In the last few years, 20 states have passed laws removing public retirement money from Sudan, said John Sullivan of Boise, a retired lawyer who runs a group called the Idaho Sudan Divestment Task Force. Sullivan is working with Hansen, the Roman Catholic Diocese of Boise, the financial company Trillium Asset Management and other groups to persuade the Idaho Legislature to pass a similar law. It would direct PERSI to withdraw money from companies that invest in Sudan and reinvest in other holdings of similar value.
Sullivan last year asked PERSI to make its entire $12 billion in retirement funds Sudan-free. PERSI responded by adding a Sudan-free option Oct. 12 to its 401(k) plans, which are worth about $300 million overall.
But PERSI is prevented by law from removing the rest of the money from companies that invest in Sudan, said Al Winkle, PERSI's executive director.
"Our retirement board of trustees studied that for about six months and looked at the whole divestment issue, be it fiduciary or legal," Winkle said. "In federal law and in our law, they have to act in the best interests of the beneficiaries of the fund.
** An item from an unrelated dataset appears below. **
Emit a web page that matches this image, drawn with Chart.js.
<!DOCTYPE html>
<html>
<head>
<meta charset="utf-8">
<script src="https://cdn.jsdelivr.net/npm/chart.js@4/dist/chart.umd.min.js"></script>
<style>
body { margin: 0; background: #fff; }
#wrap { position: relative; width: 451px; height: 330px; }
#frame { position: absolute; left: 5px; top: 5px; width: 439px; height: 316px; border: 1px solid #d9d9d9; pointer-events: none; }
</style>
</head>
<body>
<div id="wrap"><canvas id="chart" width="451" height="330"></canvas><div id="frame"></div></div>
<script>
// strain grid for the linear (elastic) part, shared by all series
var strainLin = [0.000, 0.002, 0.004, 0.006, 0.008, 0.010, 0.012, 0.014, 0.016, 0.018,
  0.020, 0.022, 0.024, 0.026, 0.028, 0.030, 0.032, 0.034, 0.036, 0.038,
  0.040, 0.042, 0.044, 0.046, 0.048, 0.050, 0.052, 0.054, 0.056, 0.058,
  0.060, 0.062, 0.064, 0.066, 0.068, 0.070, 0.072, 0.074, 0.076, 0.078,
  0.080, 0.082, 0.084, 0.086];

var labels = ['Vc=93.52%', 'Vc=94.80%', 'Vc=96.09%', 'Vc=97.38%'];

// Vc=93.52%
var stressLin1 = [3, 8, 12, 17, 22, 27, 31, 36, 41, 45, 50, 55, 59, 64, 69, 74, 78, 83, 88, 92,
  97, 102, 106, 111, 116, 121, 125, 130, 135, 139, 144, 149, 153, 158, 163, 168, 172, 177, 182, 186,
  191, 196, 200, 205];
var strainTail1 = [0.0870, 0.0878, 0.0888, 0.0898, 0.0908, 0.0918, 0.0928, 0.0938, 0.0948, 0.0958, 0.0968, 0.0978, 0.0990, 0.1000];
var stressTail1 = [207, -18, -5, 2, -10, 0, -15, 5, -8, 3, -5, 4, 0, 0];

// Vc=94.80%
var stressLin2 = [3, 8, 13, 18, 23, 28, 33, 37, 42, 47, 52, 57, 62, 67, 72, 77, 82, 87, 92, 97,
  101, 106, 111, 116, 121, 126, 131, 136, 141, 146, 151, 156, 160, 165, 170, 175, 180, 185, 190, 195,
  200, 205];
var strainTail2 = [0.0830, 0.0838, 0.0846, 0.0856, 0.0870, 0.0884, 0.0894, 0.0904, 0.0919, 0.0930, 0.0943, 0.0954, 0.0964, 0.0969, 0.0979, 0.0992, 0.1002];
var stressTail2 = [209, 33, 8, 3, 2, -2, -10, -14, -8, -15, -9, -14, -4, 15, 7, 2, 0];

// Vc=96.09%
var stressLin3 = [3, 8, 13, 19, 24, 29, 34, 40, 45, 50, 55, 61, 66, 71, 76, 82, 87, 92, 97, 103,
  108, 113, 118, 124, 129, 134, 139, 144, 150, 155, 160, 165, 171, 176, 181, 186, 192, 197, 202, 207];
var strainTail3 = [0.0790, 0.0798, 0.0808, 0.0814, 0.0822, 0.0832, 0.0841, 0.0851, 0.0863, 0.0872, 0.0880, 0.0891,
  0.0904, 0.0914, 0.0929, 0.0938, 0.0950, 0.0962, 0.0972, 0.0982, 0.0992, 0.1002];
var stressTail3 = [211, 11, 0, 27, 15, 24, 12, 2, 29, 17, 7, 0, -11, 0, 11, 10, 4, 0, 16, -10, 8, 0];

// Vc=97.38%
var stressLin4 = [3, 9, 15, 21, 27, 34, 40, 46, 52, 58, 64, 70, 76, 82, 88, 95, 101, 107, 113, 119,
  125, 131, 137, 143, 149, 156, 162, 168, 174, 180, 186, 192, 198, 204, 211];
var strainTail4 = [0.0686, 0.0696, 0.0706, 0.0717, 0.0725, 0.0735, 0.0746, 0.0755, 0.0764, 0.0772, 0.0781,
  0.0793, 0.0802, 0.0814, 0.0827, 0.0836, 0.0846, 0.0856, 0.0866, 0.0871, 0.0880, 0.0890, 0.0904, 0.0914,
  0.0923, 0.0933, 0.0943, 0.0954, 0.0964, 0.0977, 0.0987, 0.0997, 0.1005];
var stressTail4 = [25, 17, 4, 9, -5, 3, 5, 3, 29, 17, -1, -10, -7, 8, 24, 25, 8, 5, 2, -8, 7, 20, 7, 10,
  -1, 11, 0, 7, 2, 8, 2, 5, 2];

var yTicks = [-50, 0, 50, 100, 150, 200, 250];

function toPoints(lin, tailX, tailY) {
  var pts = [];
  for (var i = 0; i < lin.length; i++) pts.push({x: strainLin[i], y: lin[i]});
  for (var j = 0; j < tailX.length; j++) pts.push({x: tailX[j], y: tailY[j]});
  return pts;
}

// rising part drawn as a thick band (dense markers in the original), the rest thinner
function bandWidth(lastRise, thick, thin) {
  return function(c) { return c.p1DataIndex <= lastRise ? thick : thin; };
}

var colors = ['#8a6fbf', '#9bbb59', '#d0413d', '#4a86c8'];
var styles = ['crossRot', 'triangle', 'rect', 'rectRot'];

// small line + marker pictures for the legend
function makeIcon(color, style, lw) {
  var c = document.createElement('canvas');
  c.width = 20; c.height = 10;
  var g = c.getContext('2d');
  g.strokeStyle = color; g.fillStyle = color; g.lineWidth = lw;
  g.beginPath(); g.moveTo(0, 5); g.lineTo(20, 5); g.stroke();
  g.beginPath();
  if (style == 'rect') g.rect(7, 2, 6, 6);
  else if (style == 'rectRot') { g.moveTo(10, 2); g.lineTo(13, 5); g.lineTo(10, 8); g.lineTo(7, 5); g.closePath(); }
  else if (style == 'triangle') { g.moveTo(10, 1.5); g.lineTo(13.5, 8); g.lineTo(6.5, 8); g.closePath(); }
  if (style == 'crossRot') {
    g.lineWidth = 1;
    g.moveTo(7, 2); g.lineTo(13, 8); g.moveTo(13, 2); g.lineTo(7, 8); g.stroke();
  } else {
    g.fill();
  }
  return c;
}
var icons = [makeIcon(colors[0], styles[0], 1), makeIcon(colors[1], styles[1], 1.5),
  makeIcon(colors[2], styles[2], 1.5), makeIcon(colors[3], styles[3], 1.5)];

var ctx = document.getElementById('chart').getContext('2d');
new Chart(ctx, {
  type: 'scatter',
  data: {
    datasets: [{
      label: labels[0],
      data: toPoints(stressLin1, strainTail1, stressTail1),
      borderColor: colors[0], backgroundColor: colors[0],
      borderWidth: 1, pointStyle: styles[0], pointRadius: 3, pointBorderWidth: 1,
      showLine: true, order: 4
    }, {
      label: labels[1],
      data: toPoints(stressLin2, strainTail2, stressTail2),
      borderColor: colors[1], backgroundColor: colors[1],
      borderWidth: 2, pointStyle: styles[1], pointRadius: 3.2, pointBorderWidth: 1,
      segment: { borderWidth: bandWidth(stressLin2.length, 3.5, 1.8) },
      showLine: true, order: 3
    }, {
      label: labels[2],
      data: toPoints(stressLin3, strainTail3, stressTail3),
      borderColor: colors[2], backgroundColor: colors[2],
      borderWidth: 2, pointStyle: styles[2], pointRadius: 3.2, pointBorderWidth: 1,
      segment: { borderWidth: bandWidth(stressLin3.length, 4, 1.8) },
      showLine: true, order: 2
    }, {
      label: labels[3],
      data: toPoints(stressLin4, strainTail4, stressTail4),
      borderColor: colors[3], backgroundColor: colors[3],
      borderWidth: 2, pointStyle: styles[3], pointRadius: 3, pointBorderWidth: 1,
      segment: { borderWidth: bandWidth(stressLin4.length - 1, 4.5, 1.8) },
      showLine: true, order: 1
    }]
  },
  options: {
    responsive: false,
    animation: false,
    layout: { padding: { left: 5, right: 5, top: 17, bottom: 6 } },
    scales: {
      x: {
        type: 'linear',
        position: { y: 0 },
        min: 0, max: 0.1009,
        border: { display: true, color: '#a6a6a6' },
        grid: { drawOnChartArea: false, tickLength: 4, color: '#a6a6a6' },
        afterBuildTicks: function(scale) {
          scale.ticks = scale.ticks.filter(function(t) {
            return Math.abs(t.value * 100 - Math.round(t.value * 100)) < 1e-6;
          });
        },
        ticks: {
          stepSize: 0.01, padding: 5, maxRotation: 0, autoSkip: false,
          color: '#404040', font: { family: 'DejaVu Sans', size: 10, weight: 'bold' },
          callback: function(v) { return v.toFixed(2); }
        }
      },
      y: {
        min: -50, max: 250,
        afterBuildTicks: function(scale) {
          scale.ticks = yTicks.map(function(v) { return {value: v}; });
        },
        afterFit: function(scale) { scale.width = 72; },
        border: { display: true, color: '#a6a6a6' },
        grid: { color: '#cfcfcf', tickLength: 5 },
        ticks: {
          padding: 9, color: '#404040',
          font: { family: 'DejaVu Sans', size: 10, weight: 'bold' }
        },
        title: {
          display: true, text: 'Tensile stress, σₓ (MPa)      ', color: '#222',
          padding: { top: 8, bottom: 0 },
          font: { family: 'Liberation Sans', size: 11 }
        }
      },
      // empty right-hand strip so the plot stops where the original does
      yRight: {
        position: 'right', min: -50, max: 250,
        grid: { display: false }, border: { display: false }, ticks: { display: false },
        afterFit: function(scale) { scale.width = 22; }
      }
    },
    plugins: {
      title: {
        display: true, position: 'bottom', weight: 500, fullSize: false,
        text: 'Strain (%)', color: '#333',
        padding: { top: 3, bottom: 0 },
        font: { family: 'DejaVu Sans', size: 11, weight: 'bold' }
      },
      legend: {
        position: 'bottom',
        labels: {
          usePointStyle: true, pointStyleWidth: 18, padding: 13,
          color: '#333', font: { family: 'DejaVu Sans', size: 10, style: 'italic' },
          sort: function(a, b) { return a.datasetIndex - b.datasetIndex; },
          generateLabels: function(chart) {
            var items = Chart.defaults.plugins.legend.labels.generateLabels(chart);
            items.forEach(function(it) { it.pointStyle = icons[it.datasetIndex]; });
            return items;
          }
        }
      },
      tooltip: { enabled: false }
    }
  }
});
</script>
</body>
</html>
That's what our whole organization is designed to do."
Sullivan, Hansen and others hope Idaho lawmakers will change that. Sullivan promoted legislation last winter that didn't go anywhere. This year, he said, Sen. Joe Stegner, R-Lewiston, has agreed to sponsor a bill similar to one that has passed in 13 states. Sullivan said the bill will have more momentum this year because more states have passed similar measures.
"The government of Sudan can't be doing this without money," said Sullivan, who worked in Kenyan refugee camps with the Peace Corps in 1999 and 2000.
Divestment is perhaps the best way to change the situation in Darfur, said Lauren McLean, a portfolio manager at Trillium, a firm that focuses on socially responsible investment and has divested all its holdings from companies with interests in Sudan.
"Oil provides over half of Sudan's budget and 70 percent of Sudan's oil revenue goes to purchase weapons," McLean said. "They don't respond to political sanctions."
She praised PERSI for giving some public employees the option to have their retirement money Sudan-free.
"It's important to give everyone that same opportunity, because targeted divestment, while it's always a last resort, is a very effective tool," McLean said.